Councilors and staff also discussed outreach to veterans—staff estimate veterans make up about 10% of the population served but can be difficult to reach because many do not seek assistance—and agreed that local, unrestricted funds could be layered with federal and other grant programs to extend impact. Tony Davis said Habitat would hold funds in a separate account, provide annual reports on spending and not commingle the money with other activities.
Parks and recreation staff outlined facility and program pressures across about 75 acres of parks, including heavily used sports fields, a community pool and a downtown memorial building dating from 1951. Staff reported growth in youth programming and said a recent survey showed about 68–70% of respondents preferred a sales-tax increase to pay for park improvements such as additional courts and walking-trail extensions.

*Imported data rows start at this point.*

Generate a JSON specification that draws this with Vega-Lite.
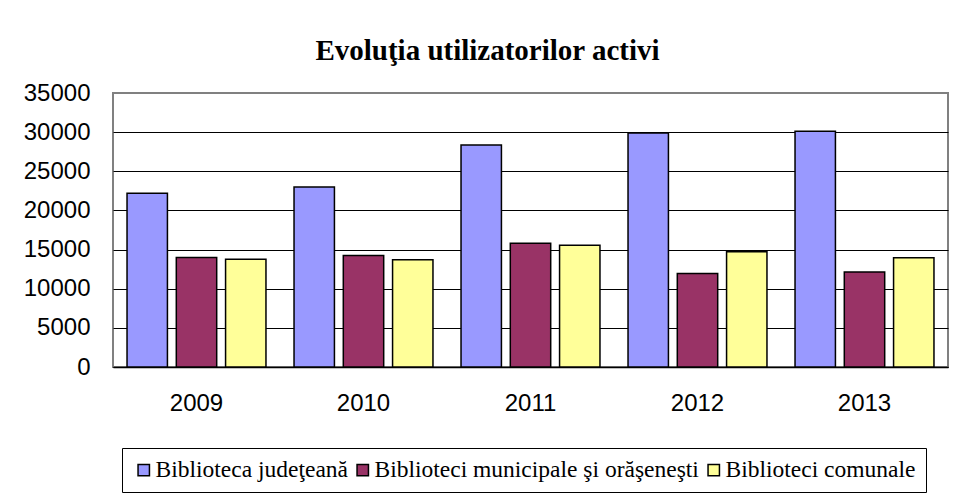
{
  "$schema": "https://vega.github.io/schema/vega-lite/v6.json",
  "width": 835,
  "height": 274,
  "autosize": {"type": "none"},
  "padding": {"left": 113, "top": 93, "right": 8, "bottom": 129},
  "background": "white",
  "title": {
    "text": "Evoluţia utilizatorilor activi",
    "font": "Liberation Serif",
    "fontSize": 29,
    "fontWeight": "bold",
    "color": "black",
    "anchor": "middle",
    "frame": "group",
    "offset": 15,
    "dx": -43
  },
  "data": {
    "values": [
      {"year": "2009", "type": "Biblioteca judeţeană", "value": 22200},
      {"year": "2009", "type": "Biblioteci municipale şi orăşeneşti", "value": 14000},
      {"year": "2009", "type": "Biblioteci comunale", "value": 13750},
      {"year": "2010", "type": "Biblioteca judeţeană", "value": 23000},
      {"year": "2010", "type": "Biblioteci municipale şi orăşeneşti", "value": 14250},
      {"year": "2010", "type": "Biblioteci comunale", "value": 13700},
      {"year": "2011", "type": "Biblioteca judeţeană", "value": 28350},
      {"year": "2011", "type": "Biblioteci municipale şi orăşeneşti", "value": 15800},
      {"year": "2011", "type": "Biblioteci comunale", "value": 15550},
      {"year": "2012", "type": "Biblioteca judeţeană", "value": 29900},
      {"year": "2012", "type": "Biblioteci municipale şi orăşeneşti", "value": 11950},
      {"year": "2012", "type": "Biblioteci comunale", "value": 14730},
      {"year": "2013", "type": "Biblioteca judeţeană", "value": 30100},
      {"year": "2013", "type": "Biblioteci municipale şi orăşeneşti", "value": 12150},
      {"year": "2013", "type": "Biblioteci comunale", "value": 13950}
    ]
  },
  "mark": {"type": "bar", "stroke": "black", "strokeWidth": 1.5},
  "encoding": {
    "x": {
      "field": "year",
      "type": "nominal",
      "scale": {"paddingInner": 0.168, "paddingOuter": 0.084},
      "axis": {
        "title": null,
        "labelAngle": 0,
        "labelFont": "Liberation Sans",
        "labelFontSize": 24,
        "labelColor": "black",
        "labelPadding": 24,
        "ticks": false,
        "domainColor": "black",
        "domainWidth": 1.5
      }
    },
    "xOffset": {
      "field": "type",
      "type": "nominal",
      "sort": ["Biblioteca judeţeană", "Biblioteci municipale şi orăşeneşti", "Biblioteci comunale"],
      "scale": {"paddingInner": 0.18, "paddingOuter": 0}
    },
    "y": {
      "field": "value",
      "type": "quantitative",
      "scale": {"domain": [0, 35000], "nice": false},
      "axis": {
        "title": null,
        "values": [0, 5000, 10000, 15000, 20000, 25000, 30000, 35000],
        "format": "d",
        "labelFont": "Liberation Sans",
        "labelFontSize": 24,
        "labelColor": "black",
        "labelPadding": 23,
        "ticks": false,
        "domain": false,
        "grid": true,
        "gridColor": {"condition": {"test": "datum.value == 35000", "value": "#808080"}, "value": "black"},
        "gridWidth": 1.2
      }
    },
    "color": {
      "field": "type",
      "type": "nominal",
      "sort": ["Biblioteca judeţeană", "Biblioteci municipale şi orăşeneşti", "Biblioteci comunale"],
      "scale": {
        "domain": ["Biblioteca judeţeană", "Biblioteci municipale şi orăşeneşti", "Biblioteci comunale"],
        "range": ["#9999FF", "#993366", "#FFFF99"]
      },
      "legend": {
        "title": null,
        "orient": "none",
        "direction": "horizontal",
        "legendX": 9,
        "legendY": 355,
        "labelFont": "Liberation Serif",
        "labelFontSize": 23.5,
        "labelColor": "black",
        "labelLimit": 500,
        "labelOffset": 0,
        "symbolType": "square",
        "symbolSize": 130,
        "symbolStrokeColor": "black",
        "symbolStrokeWidth": 1.5,
        "symbolOpacity": 1,
        "columnPadding": 3,
        "padding": 10,
        "strokeColor": "black"
      }
    }
  },
  "config": {
    "view": {"stroke": "#808080", "strokeWidth": 2}
  }
}
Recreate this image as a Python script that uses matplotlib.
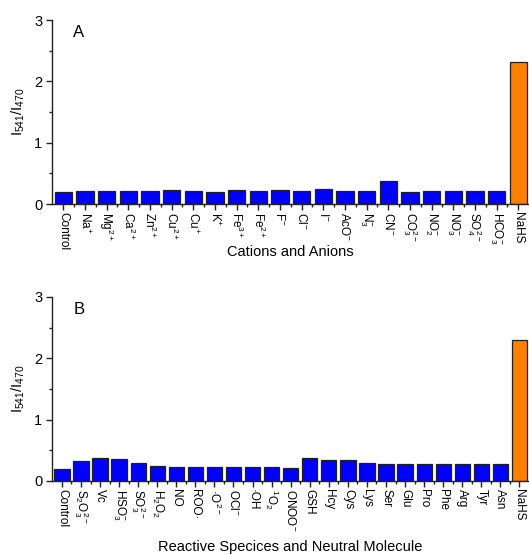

Mayor and staff cautioned that if a similar countywide measure were later adopted by the county, the city’s local allocation could be reduced; the mayor described a scenario in which a city allocation could fall from $1 million to $500,000 if the county chose to adopt or change the distribution. Staff emphasized the council would only be authorizing placement of the question on the ballot; the final decision would rest with city voters.
The council did not take a formal vote at the workshop. The first reading and public hearing on the measure are set for Dec. 8 at 5:30 p.m.; the agenda may include a follow-up public hearing and council consideration on Dec. 29.